■ Written request:
Without the pictures, repeat the listing character for character.

START Material for the task

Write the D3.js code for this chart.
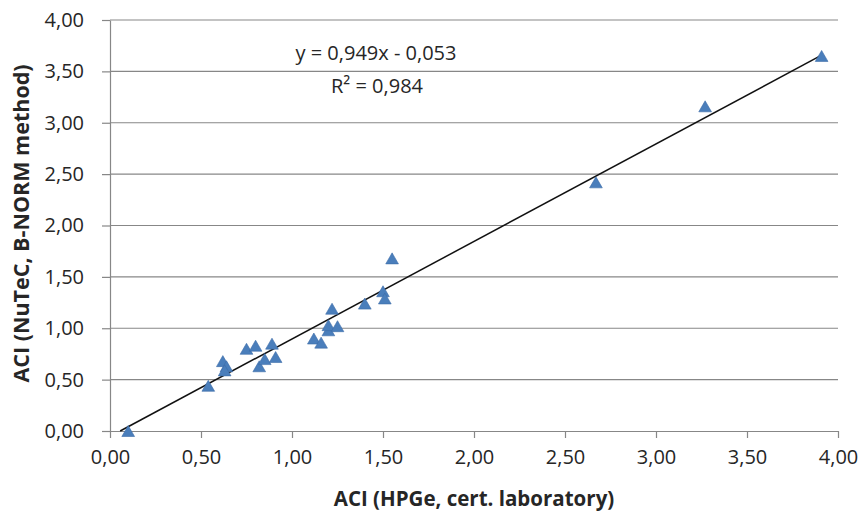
<!DOCTYPE html>
<html>
<head>
<meta charset="utf-8">
<script src="https://cdn.jsdelivr.net/npm/d3@7"></script>
<style>
  body { margin: 0; background: #fff; }
  svg { display: block; }
</style>
</head>
<body>
<div id="chart"></div>
<script>
let xVals = [0.10, 0.54, 0.62, 0.64, 0.63, 0.75, 0.80, 0.82, 0.85, 0.89, 0.91,
             1.12, 1.16, 1.20, 1.20, 1.22, 1.25, 1.40, 1.50, 1.51, 1.55,
             2.67, 3.27, 3.91];
let yVals = [0.00, 0.44, 0.68, 0.63, 0.59, 0.80, 0.83, 0.63, 0.70, 0.85, 0.72,
             0.90, 0.86, 0.98, 1.03, 1.19, 1.02, 1.24, 1.36, 1.29, 1.68,
             2.42, 3.16, 3.65];
let xTicks = [0, 0.5, 1, 1.5, 2, 2.5, 3, 3.5, 4];
let yTicks = [0, 0.5, 1, 1.5, 2, 2.5, 3, 3.5, 4];
let slope = 0.949, intercept = -0.053;
let eqText = 'y = 0,949x - 0,053';
let r2Text = 'R² = 0,984';

let width = 861, height = 516;
let margin = {top: 20, right: 23, bottom: 85, left: 110};
let font = '"Open Sans", sans-serif';

let data = xVals.map((x, i) => [x, yVals[i]]);
let fmt = d => d.toFixed(2).replace('.', ',');

let svg = d3.select('#chart').append('svg')
  .attr('width', width)
  .attr('height', height)
  .style('font-family', font);

let xScale = d3.scaleLinear().domain([0, 4]).range([margin.left, width - margin.right]);
let yScale = d3.scaleLinear().domain([0, 4]).range([height - margin.bottom, margin.top]);

// horizontal gridlines
svg.append('g')
  .selectAll('line')
  .data(yTicks.slice(1))
  .enter().append('line')
  .attr('x1', xScale(0)).attr('x2', xScale(4))
  .attr('y1', d => yScale(d)).attr('y2', d => yScale(d))
  .attr('stroke', '#878787')
  .attr('stroke-width', 1.2);

// y axis
let yAxis = svg.append('g')
  .attr('transform', `translate(${margin.left},0)`)
  .call(d3.axisLeft(yScale).tickValues(yTicks).tickFormat(fmt).tickSize(8).tickPadding(18).tickSizeOuter(0));

// x axis
let xAxis = svg.append('g')
  .attr('transform', `translate(0,${yScale(0)})`)
  .call(d3.axisBottom(xScale).tickValues(xTicks).tickFormat(fmt).tickSize(7).tickPadding(12).tickSizeOuter(0));

[xAxis, yAxis].forEach(a => {
  a.selectAll('.domain, line').attr('stroke', '#878787').attr('stroke-width', 1.2);
  a.selectAll('text').attr('fill', '#262626').style('font-size', '20px').style('font-family', font);
});

// axis titles
svg.append('text')
  .attr('x', xScale(2))
  .attr('y', 506)
  .attr('text-anchor', 'middle')
  .style('font-size', '20.5px')
  .style('font-weight', 'bold')
  .attr('fill', '#262626')
  .text('ACI (HPGe, cert. laboratory)');

svg.append('text')
  .attr('transform', `translate(29,${yScale(2) - 2}) rotate(-90)`)
  .attr('text-anchor', 'middle')
  .style('font-size', '21.5px')
  .style('font-weight', 'bold')
  .attr('fill', '#262626')
  .text('ACI (NuTeC, B-NORM method)');

// trendline
let x0 = -intercept / slope;
let x1 = d3.max(xVals);
svg.append('line')
  .attr('x1', xScale(x0)).attr('y1', yScale(slope * x0 + intercept))
  .attr('x2', xScale(x1)).attr('y2', yScale(slope * x1 + intercept))
  .attr('stroke', '#111')
  .attr('stroke-width', 1.5);

// points (triangle centred on its bounding box, like the spreadsheet marker)
let triSize = 70;
let triH = Math.sqrt(triSize * Math.sqrt(3));
svg.append('g')
  .selectAll('path')
  .data(data)
  .enter().append('path')
  .attr('d', d3.symbol().type(d3.symbolTriangle).size(triSize))
  .attr('transform', d => `translate(${xScale(d[0])},${yScale(d[1]) + triH / 6})`)
  .attr('fill', '#4a7ebb')
  .attr('stroke', '#3d6ca8')
  .attr('stroke-width', 0.6);

// equation labels
svg.append('text')
  .attr('x', 376).attr('y', 60)
  .attr('text-anchor', 'middle')
  .style('font-size', '20px')
  .attr('fill', '#262626')
  .text(eqText);

svg.append('text')
  .attr('x', 377).attr('y', 93)
  .attr('text-anchor', 'middle')
  .style('font-size', '20px')
  .attr('fill', '#262626')
  .text(r2Text);
</script>
</body>
</html>
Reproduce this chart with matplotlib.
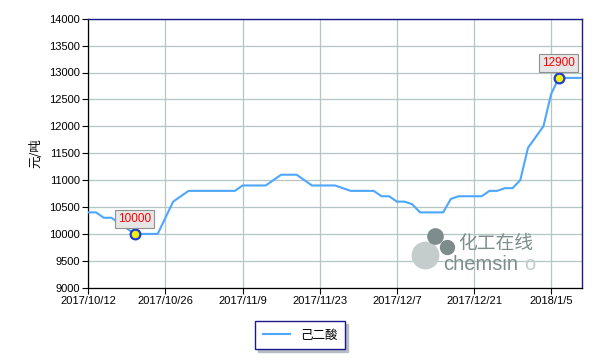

END Material for the task

■ Finished exercise:
Write the D3.js code for this chart.
<!DOCTYPE html>
<html>
<head>
<meta charset="utf-8">
<script src="https://cdn.jsdelivr.net/npm/d3@7"></script>
<style>
  body { margin: 0; background: #fff; }
  svg { display: block; }
</style>
</head>
<body>
<div id="chart"></div>
<script>
let xVals = [0.10, 0.54, 0.62, 0.64, 0.63, 0.75, 0.80, 0.82, 0.85, 0.89, 0.91,
             1.12, 1.16, 1.20, 1.20, 1.22, 1.25, 1.40, 1.50, 1.51, 1.55,
             2.67, 3.27, 3.91];
let yVals = [0.00, 0.44, 0.68, 0.63, 0.59, 0.80, 0.83, 0.63, 0.70, 0.85, 0.72,
             0.90, 0.86, 0.98, 1.03, 1.19, 1.02, 1.24, 1.36, 1.29, 1.68,
             2.42, 3.16, 3.65];
let xTicks = [0, 0.5, 1, 1.5, 2, 2.5, 3, 3.5, 4];
let yTicks = [0, 0.5, 1, 1.5, 2, 2.5, 3, 3.5, 4];
let slope = 0.949, intercept = -0.053;
let eqText = 'y = 0,949x - 0,053';
let r2Text = 'R² = 0,984';

let width = 861, height = 516;
let margin = {top: 20, right: 23, bottom: 85, left: 110};
let font = '"Open Sans", sans-serif';

let data = xVals.map((x, i) => [x, yVals[i]]);
let fmt = d => d.toFixed(2).replace('.', ',');

let svg = d3.select('#chart').append('svg')
  .attr('width', width)
  .attr('height', height)
  .style('font-family', font);

let xScale = d3.scaleLinear().domain([0, 4]).range([margin.left, width - margin.right]);
let yScale = d3.scaleLinear().domain([0, 4]).range([height - margin.bottom, margin.top]);

// horizontal gridlines
svg.append('g')
  .selectAll('line')
  .data(yTicks.slice(1))
  .enter().append('line')
  .attr('x1', xScale(0)).attr('x2', xScale(4))
  .attr('y1', d => yScale(d)).attr('y2', d => yScale(d))
  .attr('stroke', '#878787')
  .attr('stroke-width', 1.2);

// y axis
let yAxis = svg.append('g')
  .attr('transform', `translate(${margin.left},0)`)
  .call(d3.axisLeft(yScale).tickValues(yTicks).tickFormat(fmt).tickSize(8).tickPadding(18).tickSizeOuter(0));

// x axis
let xAxis = svg.append('g')
  .attr('transform', `translate(0,${yScale(0)})`)
  .call(d3.axisBottom(xScale).tickValues(xTicks).tickFormat(fmt).tickSize(7).tickPadding(12).tickSizeOuter(0));

[xAxis, yAxis].forEach(a => {
  a.selectAll('.domain, line').attr('stroke', '#878787').attr('stroke-width', 1.2);
  a.selectAll('text').attr('fill', '#262626').style('font-size', '20px').style('font-family', font);
});

// axis titles
svg.append('text')
  .attr('x', xScale(2))
  .attr('y', 506)
  .attr('text-anchor', 'middle')
  .style('font-size', '20.5px')
  .style('font-weight', 'bold')
  .attr('fill', '#262626')
  .text('ACI (HPGe, cert. laboratory)');

svg.append('text')
  .attr('transform', `translate(29,${yScale(2) - 2}) rotate(-90)`)
  .attr('text-anchor', 'middle')
  .style('font-size', '21.5px')
  .style('font-weight', 'bold')
  .attr('fill', '#262626')
  .text('ACI (NuTeC, B-NORM method)');

// trendline
let x0 = -intercept / slope;
let x1 = d3.max(xVals);
svg.append('line')
  .attr('x1', xScale(x0)).attr('y1', yScale(slope * x0 + intercept))
  .attr('x2', xScale(x1)).attr('y2', yScale(slope * x1 + intercept))
  .attr('stroke', '#111')
  .attr('stroke-width', 1.5);

// points (triangle centred on its bounding box, like the spreadsheet marker)
let triSize = 70;
let triH = Math.sqrt(triSize * Math.sqrt(3));
svg.append('g')
  .selectAll('path')
  .data(data)
  .enter().append('path')
  .attr('d', d3.symbol().type(d3.symbolTriangle).size(triSize))
  .attr('transform', d => `translate(${xScale(d[0])},${yScale(d[1]) + triH / 6})`)
  .attr('fill', '#4a7ebb')
  .attr('stroke', '#3d6ca8')
  .attr('stroke-width', 0.6);

// equation labels
svg.append('text')
  .attr('x', 376).attr('y', 60)
  .attr('text-anchor', 'middle')
  .style('font-size', '20px')
  .attr('fill', '#262626')
  .text(eqText);

svg.append('text')
  .attr('x', 377).attr('y', 93)
  .attr('text-anchor', 'middle')
  .style('font-size', '20px')
  .attr('fill', '#262626')
  .text(r2Text);
</script>
</body>
</html>
Reproduce this chart with matplotlib.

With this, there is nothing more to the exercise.